[Set problem] Without the pictures, output the lines of the material from the very first through the one that holds "(h4) at (921,64)".

— Start Data for this exercise —

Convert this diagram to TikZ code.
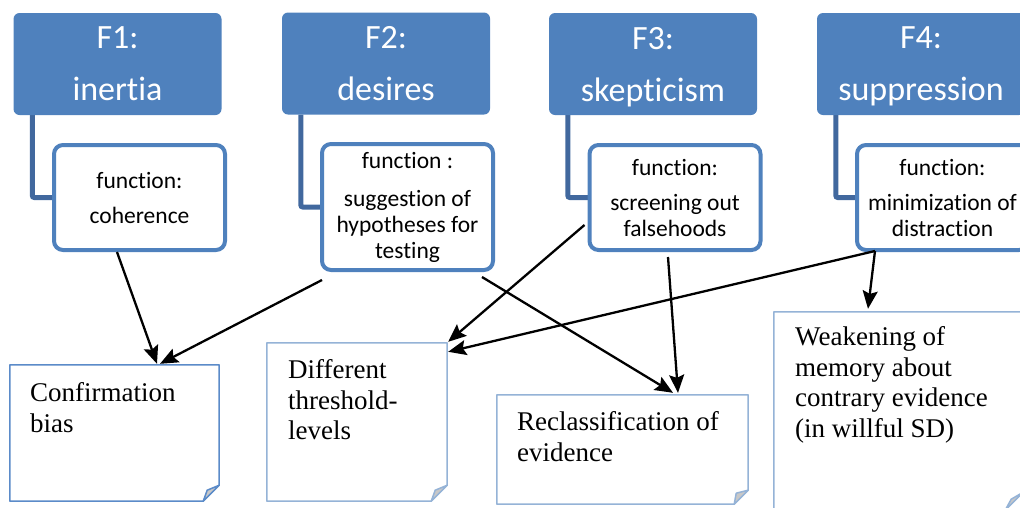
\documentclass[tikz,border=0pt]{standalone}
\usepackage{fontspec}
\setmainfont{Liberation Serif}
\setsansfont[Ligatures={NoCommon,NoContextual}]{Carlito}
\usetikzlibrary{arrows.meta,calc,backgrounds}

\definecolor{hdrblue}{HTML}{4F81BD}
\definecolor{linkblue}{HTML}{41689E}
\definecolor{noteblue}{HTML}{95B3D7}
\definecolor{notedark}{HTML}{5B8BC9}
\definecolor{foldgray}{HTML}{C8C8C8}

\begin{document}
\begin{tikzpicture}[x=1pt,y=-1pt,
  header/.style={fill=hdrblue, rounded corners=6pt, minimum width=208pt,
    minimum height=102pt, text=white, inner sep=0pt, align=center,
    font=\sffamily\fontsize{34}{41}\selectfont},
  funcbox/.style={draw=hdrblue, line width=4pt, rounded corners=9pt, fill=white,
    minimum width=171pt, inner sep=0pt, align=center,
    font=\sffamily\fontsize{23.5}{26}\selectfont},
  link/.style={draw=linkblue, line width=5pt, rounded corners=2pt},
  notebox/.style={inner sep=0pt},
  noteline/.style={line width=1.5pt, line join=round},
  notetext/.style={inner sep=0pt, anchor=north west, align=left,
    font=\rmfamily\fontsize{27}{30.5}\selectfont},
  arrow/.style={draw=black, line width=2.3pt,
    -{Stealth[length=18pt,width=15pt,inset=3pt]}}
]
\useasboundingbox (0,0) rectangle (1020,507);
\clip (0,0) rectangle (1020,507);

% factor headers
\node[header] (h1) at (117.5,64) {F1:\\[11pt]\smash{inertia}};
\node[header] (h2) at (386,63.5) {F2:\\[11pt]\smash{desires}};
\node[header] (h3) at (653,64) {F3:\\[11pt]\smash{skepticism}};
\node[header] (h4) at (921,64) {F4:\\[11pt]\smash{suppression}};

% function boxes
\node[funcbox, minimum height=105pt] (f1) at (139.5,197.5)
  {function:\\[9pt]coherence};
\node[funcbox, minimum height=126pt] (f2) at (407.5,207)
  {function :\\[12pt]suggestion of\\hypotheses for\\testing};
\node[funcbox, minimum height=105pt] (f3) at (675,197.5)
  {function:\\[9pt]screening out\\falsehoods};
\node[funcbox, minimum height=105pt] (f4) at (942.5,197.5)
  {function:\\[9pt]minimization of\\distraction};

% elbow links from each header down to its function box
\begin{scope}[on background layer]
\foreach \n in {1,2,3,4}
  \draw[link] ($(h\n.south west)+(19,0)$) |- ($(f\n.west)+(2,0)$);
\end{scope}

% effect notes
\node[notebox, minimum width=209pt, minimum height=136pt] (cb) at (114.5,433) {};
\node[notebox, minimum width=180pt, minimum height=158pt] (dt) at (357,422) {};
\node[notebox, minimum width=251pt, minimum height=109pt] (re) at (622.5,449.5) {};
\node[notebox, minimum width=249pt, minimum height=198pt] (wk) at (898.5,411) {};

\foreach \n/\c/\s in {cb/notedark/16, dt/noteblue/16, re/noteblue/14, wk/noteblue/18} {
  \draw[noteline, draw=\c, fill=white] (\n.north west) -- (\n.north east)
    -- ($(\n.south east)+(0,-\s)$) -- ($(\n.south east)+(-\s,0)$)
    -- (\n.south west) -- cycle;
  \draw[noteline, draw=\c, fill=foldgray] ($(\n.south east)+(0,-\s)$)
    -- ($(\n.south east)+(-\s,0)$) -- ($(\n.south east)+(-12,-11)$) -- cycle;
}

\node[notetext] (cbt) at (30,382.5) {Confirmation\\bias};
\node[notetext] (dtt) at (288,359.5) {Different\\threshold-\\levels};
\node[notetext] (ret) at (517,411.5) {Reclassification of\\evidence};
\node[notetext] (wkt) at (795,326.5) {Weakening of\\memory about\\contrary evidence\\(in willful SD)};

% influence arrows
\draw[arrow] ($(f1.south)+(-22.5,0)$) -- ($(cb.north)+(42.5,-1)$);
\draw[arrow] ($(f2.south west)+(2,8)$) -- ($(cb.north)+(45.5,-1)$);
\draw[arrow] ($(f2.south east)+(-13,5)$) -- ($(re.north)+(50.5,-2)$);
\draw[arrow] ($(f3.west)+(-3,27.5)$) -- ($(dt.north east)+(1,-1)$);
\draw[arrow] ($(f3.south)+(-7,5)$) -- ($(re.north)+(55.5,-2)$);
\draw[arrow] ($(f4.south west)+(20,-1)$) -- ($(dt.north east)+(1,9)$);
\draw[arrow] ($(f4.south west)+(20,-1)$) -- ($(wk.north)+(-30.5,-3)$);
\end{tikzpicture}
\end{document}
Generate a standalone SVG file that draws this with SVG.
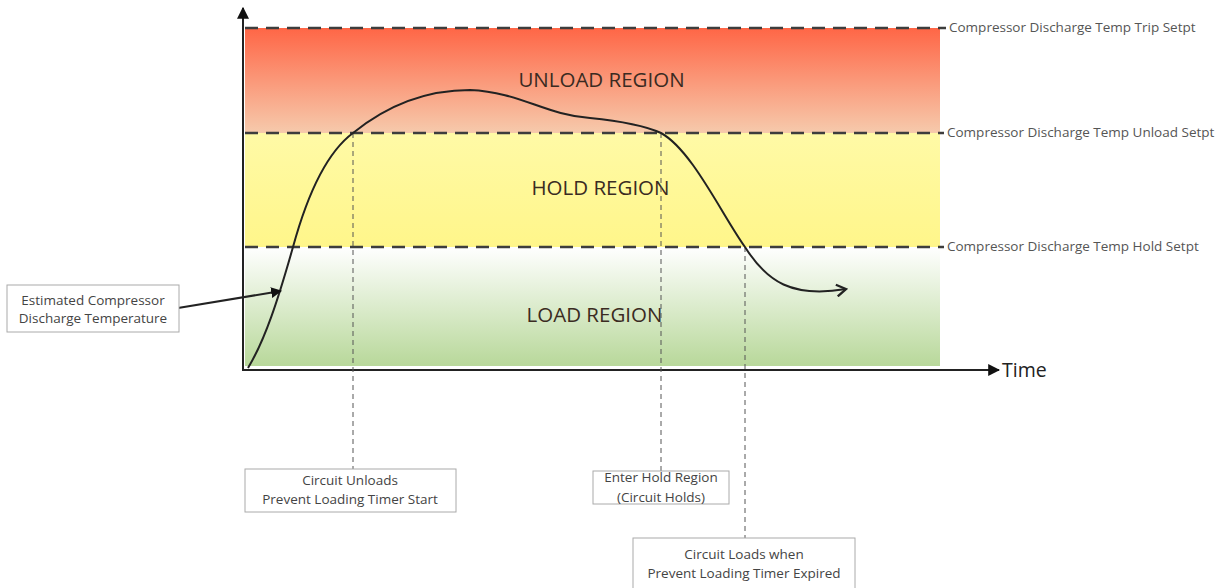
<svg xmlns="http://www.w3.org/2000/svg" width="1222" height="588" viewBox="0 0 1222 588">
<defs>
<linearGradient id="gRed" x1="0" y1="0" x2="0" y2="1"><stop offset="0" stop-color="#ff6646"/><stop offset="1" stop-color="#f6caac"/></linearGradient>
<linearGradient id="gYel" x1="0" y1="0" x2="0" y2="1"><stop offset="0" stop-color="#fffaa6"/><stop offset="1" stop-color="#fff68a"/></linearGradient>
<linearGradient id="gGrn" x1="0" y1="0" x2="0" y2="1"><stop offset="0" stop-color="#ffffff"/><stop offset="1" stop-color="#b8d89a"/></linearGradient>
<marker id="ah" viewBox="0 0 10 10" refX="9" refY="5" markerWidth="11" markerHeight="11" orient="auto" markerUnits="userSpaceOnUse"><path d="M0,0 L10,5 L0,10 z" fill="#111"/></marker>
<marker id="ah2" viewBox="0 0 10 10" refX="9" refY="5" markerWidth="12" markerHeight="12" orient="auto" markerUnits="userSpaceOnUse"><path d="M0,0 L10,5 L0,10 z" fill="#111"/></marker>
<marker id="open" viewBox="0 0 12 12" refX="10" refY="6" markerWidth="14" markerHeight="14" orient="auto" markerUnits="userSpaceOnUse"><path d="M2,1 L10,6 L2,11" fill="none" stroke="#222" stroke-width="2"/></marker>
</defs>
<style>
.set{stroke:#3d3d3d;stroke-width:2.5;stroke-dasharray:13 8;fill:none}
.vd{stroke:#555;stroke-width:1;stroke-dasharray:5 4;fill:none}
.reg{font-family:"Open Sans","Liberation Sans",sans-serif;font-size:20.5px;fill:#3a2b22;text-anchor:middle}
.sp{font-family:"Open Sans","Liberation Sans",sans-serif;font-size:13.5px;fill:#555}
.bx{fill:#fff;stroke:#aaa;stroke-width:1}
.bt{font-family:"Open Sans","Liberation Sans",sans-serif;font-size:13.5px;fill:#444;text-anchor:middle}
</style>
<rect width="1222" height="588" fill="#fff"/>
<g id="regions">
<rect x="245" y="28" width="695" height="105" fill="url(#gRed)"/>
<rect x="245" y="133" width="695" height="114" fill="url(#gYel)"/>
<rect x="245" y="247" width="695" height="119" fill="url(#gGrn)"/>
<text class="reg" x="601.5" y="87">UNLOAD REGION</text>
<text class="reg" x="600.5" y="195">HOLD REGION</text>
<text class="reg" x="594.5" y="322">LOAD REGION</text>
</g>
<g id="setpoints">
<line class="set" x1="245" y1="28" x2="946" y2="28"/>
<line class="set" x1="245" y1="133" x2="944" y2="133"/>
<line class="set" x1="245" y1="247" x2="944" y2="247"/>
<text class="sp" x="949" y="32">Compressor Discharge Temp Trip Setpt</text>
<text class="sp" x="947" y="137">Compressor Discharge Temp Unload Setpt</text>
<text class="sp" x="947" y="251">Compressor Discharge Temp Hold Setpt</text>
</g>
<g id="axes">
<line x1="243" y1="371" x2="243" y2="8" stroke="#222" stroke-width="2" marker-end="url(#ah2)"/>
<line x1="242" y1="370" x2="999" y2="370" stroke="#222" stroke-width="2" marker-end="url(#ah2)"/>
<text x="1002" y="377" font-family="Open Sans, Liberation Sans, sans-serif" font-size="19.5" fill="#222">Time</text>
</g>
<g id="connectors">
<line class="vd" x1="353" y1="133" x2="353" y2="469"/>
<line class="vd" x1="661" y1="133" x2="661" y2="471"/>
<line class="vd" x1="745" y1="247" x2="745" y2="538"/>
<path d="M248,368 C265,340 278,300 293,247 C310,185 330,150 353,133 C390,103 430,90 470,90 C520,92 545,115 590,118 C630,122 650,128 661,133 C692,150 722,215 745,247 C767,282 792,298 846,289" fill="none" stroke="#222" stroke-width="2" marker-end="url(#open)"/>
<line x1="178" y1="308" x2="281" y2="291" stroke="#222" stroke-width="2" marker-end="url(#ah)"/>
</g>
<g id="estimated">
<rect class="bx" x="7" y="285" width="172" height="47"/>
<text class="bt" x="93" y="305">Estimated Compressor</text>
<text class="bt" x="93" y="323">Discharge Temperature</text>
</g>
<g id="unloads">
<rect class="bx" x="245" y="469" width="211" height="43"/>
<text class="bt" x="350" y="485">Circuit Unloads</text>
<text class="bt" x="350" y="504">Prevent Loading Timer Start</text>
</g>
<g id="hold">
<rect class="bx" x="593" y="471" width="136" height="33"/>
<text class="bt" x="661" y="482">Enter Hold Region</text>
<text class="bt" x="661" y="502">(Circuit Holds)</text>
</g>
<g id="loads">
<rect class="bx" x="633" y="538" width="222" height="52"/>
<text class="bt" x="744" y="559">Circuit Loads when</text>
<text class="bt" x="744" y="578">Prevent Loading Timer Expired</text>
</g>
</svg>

— End Data for this exercise —

[Completed exercise]
Convert this diagram to TikZ code.
\documentclass[tikz,border=0pt]{standalone}
\usepackage{fontspec}
\setmainfont{Liberation Serif}
\setsansfont[Ligatures={NoCommon,NoContextual}]{Carlito}
\usetikzlibrary{arrows.meta,calc,backgrounds}

\definecolor{hdrblue}{HTML}{4F81BD}
\definecolor{linkblue}{HTML}{41689E}
\definecolor{noteblue}{HTML}{95B3D7}
\definecolor{notedark}{HTML}{5B8BC9}
\definecolor{foldgray}{HTML}{C8C8C8}

\begin{document}
\begin{tikzpicture}[x=1pt,y=-1pt,
  header/.style={fill=hdrblue, rounded corners=6pt, minimum width=208pt,
    minimum height=102pt, text=white, inner sep=0pt, align=center,
    font=\sffamily\fontsize{34}{41}\selectfont},
  funcbox/.style={draw=hdrblue, line width=4pt, rounded corners=9pt, fill=white,
    minimum width=171pt, inner sep=0pt, align=center,
    font=\sffamily\fontsize{23.5}{26}\selectfont},
  link/.style={draw=linkblue, line width=5pt, rounded corners=2pt},
  notebox/.style={inner sep=0pt},
  noteline/.style={line width=1.5pt, line join=round},
  notetext/.style={inner sep=0pt, anchor=north west, align=left,
    font=\rmfamily\fontsize{27}{30.5}\selectfont},
  arrow/.style={draw=black, line width=2.3pt,
    -{Stealth[length=18pt,width=15pt,inset=3pt]}}
]
\useasboundingbox (0,0) rectangle (1020,507);
\clip (0,0) rectangle (1020,507);

% factor headers
\node[header] (h1) at (117.5,64) {F1:\\[11pt]\smash{inertia}};
\node[header] (h2) at (386,63.5) {F2:\\[11pt]\smash{desires}};
\node[header] (h3) at (653,64) {F3:\\[11pt]\smash{skepticism}};
\node[header] (h4) at (921,64) {F4:\\[11pt]\smash{suppression}};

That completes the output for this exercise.